We have an index with a large amount of user reports (millions / 10s of millions). Assuming most users have reports, we need to calculate some statistics per-user with an input time range.
For example, how many users have an average of between 10-15, 15-20, 20-30 reports per week in a specific time interval.
Please note that we don't need to return the buckets themselves in the response, but they need to be evaluated by the sub aggregations that calculate the average & ranges. To my understanding, elasticsearch has a limit to the number of buckets created, and it's not recommended to increase it to millions (plus our ES is hosted in AWS which doesn't allow changing this parameter)
I've read about the composite aggregation and the partitioning in the terms aggregation used for pagination, but it won't help since the client might need to make thousands of calls to elasticsearch and this might take a very long time (hours).
Also read about entity-centric indices, but it seems that since our query includes a dynamic time filter we won't be able to prepare the data in advance since we don't know which time range will be queried.
Below is a simplified version of our current query.

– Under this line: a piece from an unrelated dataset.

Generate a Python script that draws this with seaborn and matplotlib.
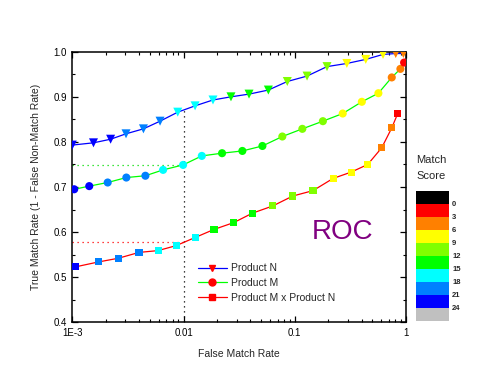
import numpy as np
import pandas as pd
import matplotlib
matplotlib.use("Agg")
import matplotlib.pyplot as plt
from matplotlib.colors import ListedColormap
from matplotlib.lines import Line2D
from matplotlib.ticker import LogLocator, MultipleLocator, FixedLocator, FixedFormatter, NullFormatter
import seaborn as sns

############ data ############
# false match rate / true match rate / match score threshold of every point
n_fmr = [0.001, 0.00155, 0.00221, 0.00304, 0.00436, 0.00615, 0.00887, 0.0127, 0.0184, 0.0267,
         0.0388, 0.0579, 0.0857, 0.129, 0.195, 0.294, 0.435, 0.622, 0.809, 0.948]
n_tmr = [0.793, 0.798, 0.806, 0.818, 0.829, 0.846, 0.866, 0.880, 0.893, 0.900,
         0.906, 0.915, 0.934, 0.946, 0.967, 0.974, 0.983, 0.994, 0.996, 0.996]
n_score = [23, 22, 21, 20, 19, 18, 17, 16, 15, 14, 13, 12, 11, 10, 9, 8, 7, 6, 5, 4]

m_fmr = [0.00104, 0.00142, 0.00208, 0.00306, 0.00454, 0.00655, 0.00991, 0.0146, 0.0222, 0.0338,
         0.0512, 0.0773, 0.117, 0.179, 0.270, 0.401, 0.565, 0.745, 0.891, 0.962]
m_tmr = [0.695, 0.702, 0.710, 0.721, 0.725, 0.738, 0.749, 0.769, 0.775, 0.780,
         0.791, 0.812, 0.829, 0.846, 0.863, 0.889, 0.908, 0.943, 0.962, 0.976]
m_score = [22, 21, 20, 19, 18, 17, 16, 15, 14, 13, 12, 11, 10, 9, 8, 7, 6, 5, 4, 2]

mn_fmr = [0.00107, 0.00173, 0.00259, 0.00398, 0.00590, 0.00857, 0.0127, 0.0188, 0.0282, 0.0416,
          0.0634, 0.0959, 0.146, 0.221, 0.321, 0.453, 0.605, 0.745, 0.843]
mn_tmr = [0.523, 0.534, 0.542, 0.555, 0.559, 0.570, 0.588, 0.606, 0.621, 0.642,
          0.658, 0.680, 0.692, 0.719, 0.733, 0.750, 0.787, 0.831, 0.863]
mn_score = [21, 20, 19, 18, 17, 16, 15, 14, 13, 12, 11, 10, 9, 8, 7, 6, 5, 4, 2]

products = ["Product N", "Product M", "Product M x Product N"]
line_colors = ["#0000FF", "#00FF00", "#FF0000"]
markers = ["v", "o", "s"]
msizes = [42, 34, 26]

# colour scale, top to bottom (black on top, grey at the bottom)
scale_colors = ["#000000", "#FF0000", "#FF8000", "#FFFF00", "#80FF00",
                "#00FF00", "#00FFFF", "#0080FF", "#0000FF", "#C0C0C0"]
scale_labels = ["0", "3", "6", "9", "12", "15", "18", "21", "24"]
# bin k (score in [3k, 3k+3)) -> colour
bin_colors = {k: scale_colors[k + 1] for k in range(9)}

frames = []
for name, x, y, s in [(products[0], n_fmr, n_tmr, n_score),
                      (products[1], m_fmr, m_tmr, m_score),
                      (products[2], mn_fmr, mn_tmr, mn_score)]:
    d = pd.DataFrame({"fmr": x, "tmr": y, "score": s})
    d["product"] = name
    d["bin"] = d["score"] // 3
    frames.append(d)
data = pd.concat(frames, ignore_index=True)

############ plot ############
sns.set_style("ticks")
plt.rcParams["font.family"] = ["Liberation Sans", "DejaVu Sans"]

fig = plt.figure(figsize=(4.96, 3.86), dpi=100)
ax = fig.add_axes([0.1458, 0.165, 0.6727, 0.701])

for i, name in enumerate(products):
    d = data[data["product"] == name]
    sns.lineplot(data=d, x="fmr", y="tmr", color=line_colors[i], lw=0.9,
                 sort=False, estimator=None, ax=ax, zorder=2)
    sns.scatterplot(data=d, x="fmr", y="tmr", hue="bin", palette=bin_colors,
                    marker=markers[i], s=msizes[i], linewidth=0, legend=False,
                    ax=ax, zorder=3)

ax.set_xscale("log")
ax.set_xlim(1e-3, 1)
ax.set_ylim(0.4, 1.0)

# dotted guides at FMR = 0.01
lx = np.log10(0.01)
y_n = np.interp(lx, np.log10(n_fmr), n_tmr)
y_m = np.interp(lx, np.log10(m_fmr), m_tmr)
y_mn = np.interp(lx, np.log10(mn_fmr), mn_tmr)
ax.plot([0.01, 0.01], [0.4, y_n], color="black", ls=(0, (1, 3)), lw=0.9, zorder=1)
ax.plot([1e-3, 0.01], [y_m, y_m], color="#00DD00", ls=(0, (1, 3)), lw=0.9, zorder=1)
ax.plot([1e-3, 0.01], [y_mn, y_mn], color="#FF0000", ls=(0, (1, 3)), lw=0.9, zorder=1)

ax.xaxis.set_major_locator(FixedLocator([1e-3, 1e-2, 1e-1, 1]))
ax.xaxis.set_major_formatter(FixedFormatter(["1E-3", "0.01", "0.1", "1"]))
ax.xaxis.set_minor_locator(LogLocator(base=10, subs=np.arange(2, 10)))
ax.xaxis.set_minor_formatter(NullFormatter())
ax.yaxis.set_major_locator(MultipleLocator(0.1))
ax.yaxis.set_minor_locator(MultipleLocator(0.05))
ax.yaxis.set_major_formatter(plt.FormatStrFormatter("%.1f"))

for sp in ax.spines.values():
    sp.set_visible(True)
    sp.set_linewidth(1.1)
    sp.set_color("black")
ax.tick_params(which="both", direction="in", top=True, right=True, colors="black")
ax.tick_params(which="major", length=4, width=0.9, labelsize=7, pad=4)
ax.tick_params(which="minor", length=2.3, width=0.8)

ax.set_xlabel("False Match Rate", fontsize=7.5, labelpad=8)
ax.set_ylabel("True Match Rate (1 - False Non-Match Rate)", fontsize=7.5, labelpad=9)

ax.text(0.81, 0.334, "ROC", transform=ax.transAxes, color="#800080",
        fontsize=20, ha="center", va="center")

handles = [Line2D([], [], color=line_colors[i], lw=0.9, marker=markers[i],
                  markerfacecolor="#FF0000", markeredgecolor="#FF0000", markersize=5)
           for i in range(3)]
fig.legend(handles, products, loc="upper left", bbox_to_anchor=(0.399, 0.318),
           frameon=False, fontsize=7.5, handlelength=2.8, handletextpad=0.4,
           labelspacing=0.45, borderpad=0, borderaxespad=0)

############ match score scale ############
cax = fig.add_axes([0.8387, 0.1692, 0.0671, 0.3368])
scale = np.arange(len(scale_colors)).reshape(-1, 1)
sns.heatmap(scale, cmap=ListedColormap(scale_colors), cbar=False,
            xticklabels=False, yticklabels=False, ax=cax)
cax.set_yticks(np.arange(1, len(scale_colors)))
cax.set_yticklabels(scale_labels, fontsize=5.5, fontweight="bold")
cax.yaxis.tick_right()
cax.tick_params(axis="y", length=0, pad=2)
fig.text(0.8387, 0.586, "Match", fontsize=8, ha="left", va="center")
fig.text(0.8387, 0.545, "Score", fontsize=8, ha="left", va="center")

fig.savefig("out.png", dpi=100)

We want to calculate the number of users that have between X1-X2 monthly reports between 2 dates.
- bucket the reports by user id.
- use bucket selector to select only the users which have between Y-Z reports (Y1 & Y2 are pre-calculated by the client - these are the numbers which will resolve to an average of between X1-X2 monthly reports).
- count the number of buckets left
The problem is that the original bucketing (terms aggregation) will only return a relatively small amount of buckets (not millions), so only a small amount of users will be evaluated at all.
What would be the best way to achieve this?
POST /reports/_search
{
"size": 0,
"query": {
"range": {
"timestamp": {
"gte": "2020-01-01T00:00:00.000Z",
"lte": "2020-12-24T23:59:59.999Z",
"format": "strict_date_optional_time"
}
}
},
"aggs": {
"distinctIds_less_than_monthly": {
"terms": {
"field": "userId" // this will only return a small amount of buckets
"size": 10000, // this is still very small relative to the number of users
},
"aggs": {
"less_than_monthly": {
"bucket_selector": {
"buckets_path": {
"distinctUsers": "distinctUsers_less_than_monthly.value"
},
"script": "params.distinctUsers > 1000 && params.distinctUsers < 1500"
}
},
"distinctUsers_less_than_monthly": {
"value_count": {
"field": "userId"
}
}
}
},
"userCount_less_than_monthly": {
"stats_bucket": {
"buckets_path": "distinctIds_less_than_monthly._count"
}
}
}
}